On nous mit donc dans la chambre à l’aumône, et on m’installa prévôt, au grand regret de celui qui l’était avant moi et que l’on plaça ailleurs. Cette chambre à l’aumône était fort grande et contenait six lits pour douze prisonniers civils, qui étaient toujours des gens de quelque considération et hors du commun, et outre cela, un ou deux jeunes drôles, coupeurs de bourse ou prisonniers pour des crimes légers, qui servaient à faire les lits, la cuisine et tenir la chambre nette. Ils couchaient à un coin de la chambre sur une paillasse. C’étaient en un mot nos valets de chambre. La prévôté, dont j’avais eu l’honneur d’être gratifié, était un emploi assez onéreux[1]. Celui qui est revêtu de ce titre dans la chambre de l’aumône est obligé de distribuer toutes les charités qui se font à cette prison. Elles sont ordinairement considérables et se portent toutes dans cette chambre. Il y a un tronc, qui pend avec une chaîne d’une des fenêtres pour les passants qui veulent y mettre leurs charités. Le prévôt de la chambre, qui a la clef de ce tronc, l’ouvre tous les soirs pour en retirer l’argent et le distribuer à tous les prisonniers, tant civils que criminels. Outre cela, tous les matins, les guichetiers vont avec des charrettes ou tombereaux, par toute la ville, recueillir les charités des boulangers, bouchers, brasseurs et poissonniers, chacun donnant de leurs denrées.

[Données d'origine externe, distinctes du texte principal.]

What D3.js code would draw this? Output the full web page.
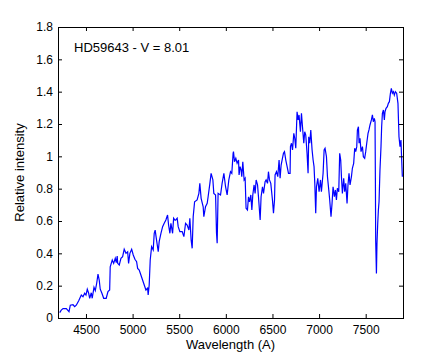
<!DOCTYPE html>
<html><head><meta charset="utf-8">
<script src="https://cdn.jsdelivr.net/npm/d3@7"></script>
<style>body{margin:0;background:#fff}svg{display:block}text{font-family:"Liberation Sans",Arial,sans-serif}</style>
</head><body>
<script>
const titleText = "HD59643 - V = 8.01";
const xLabel = "Wavelength (A)";
const yLabel = "Relative intensity";
const xTicks = [4500,5000,5500,6000,6500,7000,7500];
const yTicks = [0,0.2,0.4,0.6,0.8,1,1.2,1.4,1.6,1.8];
const xDomain = [4200, 7900];
const yDomain = [0, 1.8];
const wavelength = [4218,4235,4254,4289,4318,4332,4361,4379,4396,4422,4450,4468,4486,4500,4514,4529,4540,4557,4567,4586,4600,4615,4629,4642,4653,4671,4690,4717,4736,4754,4760,4782,4797,4814,4825,4835,
4840,4857,4875,4893,4910,4929,4947,4957,4971,4990,5007,5025,5043,5054,5071,5089,5107,5125,5143,5161,5167,5178,5189,5204,5221,5232,5242,5257,5275,5285,5304,5322,5339,5357,5375,5386,5400,5411,5429,5440,5454,
5461,5478,5489,5507,5532,5550,5568,5585,5604,5614,5628,5639,5650,5665,5692,5711,5721,5735,5757,5764,5782,5800,5810,5829,5842,5861,5871,5890,5900,5907,5917,5943,5960,5979,5997,6014,6032,6050,6064,6078,
6082,6093,6107,6121,6136,6142,6153,6164,6171,6182,6196,6207,6217,6232,6243,6254,6268,6279,6289,6303,6314,6325,6340,6350,6368,6378,6393,6404,6421,6432,6447,6457,6468,6482,6500,6511,6522,6528,6543,6557,6571,6582,6593,6607,6618,6629,6643,6654,6672,6689,
6693,6704,6715,6729,6739,6750,6764,6775,6785,6800,6811,6822,6836,6846,6857,6871,6882,6889,6900,6911,6925,6936,6946,6954,6964,6972,6986,7000,7015,7025,7043,7054,7064,7079,7090,7104,7114,7128,7139,7150,7164,7175,7186,7196,7211,7221,7232,7240,7250,7264,7275,7286,7300,7310,7321,
7332,7347,7357,7371,7382,7393,7404,7411,7422,7429,7439,7450,7465,7475,7489,7500,7511,7525,7535,7546,7561,7572,7582,7593,7600,7604,7607,7615,7621,7629,7636,7643,7653,7664,7671,7679,7690,7700,7707,7718,7732,7743,7754,7765,7775,7786,7797,7807,7818,7832,7846,7857,7868,7878,7886,7893];
const intensity = [0.033,0.049,0.058,0.058,0.039,0.079,0.082,0.070,0.079,0.107,0.142,0.132,0.153,0.142,0.178,0.153,0.122,0.156,0.122,0.190,0.169,0.215,0.272,0.235,0.178,0.153,0.122,0.122,0.163,0.173,0.317,0.359,0.338,0.369,0.342,0.383,
0.338,0.328,0.369,0.379,0.425,0.400,0.410,0.338,0.400,0.425,0.390,0.363,0.348,0.307,0.297,0.266,0.235,0.204,0.173,0.184,0.142,0.204,0.359,0.441,0.421,0.524,0.544,0.482,0.410,0.472,0.524,0.565,0.586,0.606,0.637,0.575,0.524,0.586,0.524,0.617,0.606,
0.606,0.617,0.565,0.534,0.534,0.503,0.586,0.575,0.544,0.617,0.482,0.431,0.627,0.719,0.730,0.771,0.833,0.740,0.688,0.627,0.688,0.709,0.750,0.833,0.895,0.854,0.771,0.761,0.524,0.462,0.771,0.761,0.833,0.895,0.812,0.761,0.854,0.905,0.895,1.019,
1.029,0.967,0.988,0.957,0.977,0.885,0.936,0.915,0.874,0.967,0.854,0.864,0.679,0.668,0.750,0.719,0.761,0.668,0.761,0.823,0.771,0.854,0.823,0.750,0.606,0.750,0.812,0.771,0.843,0.854,0.833,0.905,0.854,0.833,0.730,0.648,0.730,0.885,0.905,0.874,0.977,0.864,0.946,0.988,1.019,1.029,0.977,0.946,0.895,0.895,
1.060,1.081,1.039,1.142,1.112,1.050,1.276,1.225,1.256,1.152,1.266,1.183,1.081,1.152,1.132,1.019,0.895,1.121,1.081,1.163,1.039,0.977,0.936,0.833,0.648,0.812,0.864,0.781,0.854,0.781,0.895,1.039,1.050,0.998,0.874,0.792,0.730,0.627,0.709,0.812,0.750,0.792,0.730,0.802,0.781,1.019,0.977,0.874,0.771,0.864,0.781,0.833,0.709,0.823,0.895,
0.823,0.874,0.926,0.957,1.050,1.029,1.060,1.163,1.183,1.081,1.112,1.029,1.060,0.998,0.988,1.029,1.081,1.142,1.163,1.194,1.225,1.256,1.214,1.235,1.214,0.854,0.482,0.276,0.462,0.586,0.668,0.719,0.915,1.060,1.183,1.266,1.287,1.225,1.276,1.297,1.307,1.328,1.338,1.390,1.421,1.390,1.400,1.379,1.400,1.390,1.328,1.121,1.060,1.101,0.977,0.874];

const W = 445, H = 357;
const m = {l:58, r:403, t:27, b:318};
const svg = d3.select("body").append("svg").attr("width", W).attr("height", H);
const x = d3.scaleLinear().domain(xDomain).range([m.l, m.r]);
const y = d3.scaleLinear().domain(yDomain).range([m.b, m.t]);

const data = wavelength.map((w,i)=>({w, v:intensity[i]}));
svg.append("path").datum(data)
  .attr("fill","none").attr("stroke","#0000ff").attr("stroke-width",1.2)
  .attr("d", d3.line().x(d=>x(d.w)).y(d=>y(d.v)));

const fmtY = d => d3.format("~g")(d);
function style(g, labels){
  g.select(".domain").remove();
  g.selectAll(".tick line").attr("stroke","#000");
  g.selectAll("text").attr("font-size", 12).attr("fill","#000");
  if(!labels) g.selectAll("text").remove();
}
svg.append("g").attr("transform",`translate(0,${m.b})`)
  .call(d3.axisBottom(x).tickValues(xTicks).tickSizeInner(-4).tickSizeOuter(0).tickPadding(7).tickFormat(d3.format("d")))
  .call(g=>style(g,true));
svg.append("g").attr("transform",`translate(0,${m.t})`)
  .call(d3.axisTop(x).tickValues(xTicks).tickSizeInner(-4).tickSizeOuter(0))
  .call(g=>style(g,false));
svg.append("g").attr("transform",`translate(${m.l},0)`)
  .call(d3.axisLeft(y).tickValues(yTicks).tickSizeInner(-4).tickSizeOuter(0).tickPadding(5).tickFormat(fmtY))
  .call(g=>style(g,true));
svg.append("g").attr("transform",`translate(${m.r},0)`)
  .call(d3.axisRight(y).tickValues(yTicks).tickSizeInner(-4).tickSizeOuter(0))
  .call(g=>style(g,false));

svg.append("rect").attr("x", m.l+0.5).attr("y", m.t+0.5)
  .attr("width", m.r-m.l).attr("height", m.b-m.t)
  .attr("fill","none").attr("stroke","#000").attr("stroke-width",1);

svg.append("text").attr("x", 74).attr("y", 52).attr("font-size", 13).text(titleText);
svg.append("text").attr("x", (m.l+m.r)/2).attr("y", 349).attr("text-anchor","middle").attr("font-size", 13).text(xLabel);
svg.append("text").attr("transform", `translate(24,${(m.t+m.b)/2}) rotate(-90)`).attr("text-anchor","middle").attr("font-size", 13).text(yLabel);
</script>
</body></html>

Ils vont aussi au marché aux herbes, à celui des tourbes et autres, et toute cette collecte se porte à la chambre à l’aumône pour être partagée et distribuée dans toutes les chambres par le prévôt, à proportion que chaque chambre a de prisonniers, dont le geôlier lui donne une liste chaque jour et dont le total allait, lorsque j’y entrai, à cinq ou six cents.

Quoique je fusse devenu le distributeur général de ces aumônes, je ne pus cependant remédier à un abus qui m’empêchait de faire parvenir rien aux prisonniers destinés pour les galères. Le geôlier recevait leur part de l’argent du tronc pour l’employer, disait-il, à leur faire de la soupe ;

  1. Onéreux est employé ici au sens juridique acquis à condition d’acquitter certaines charges.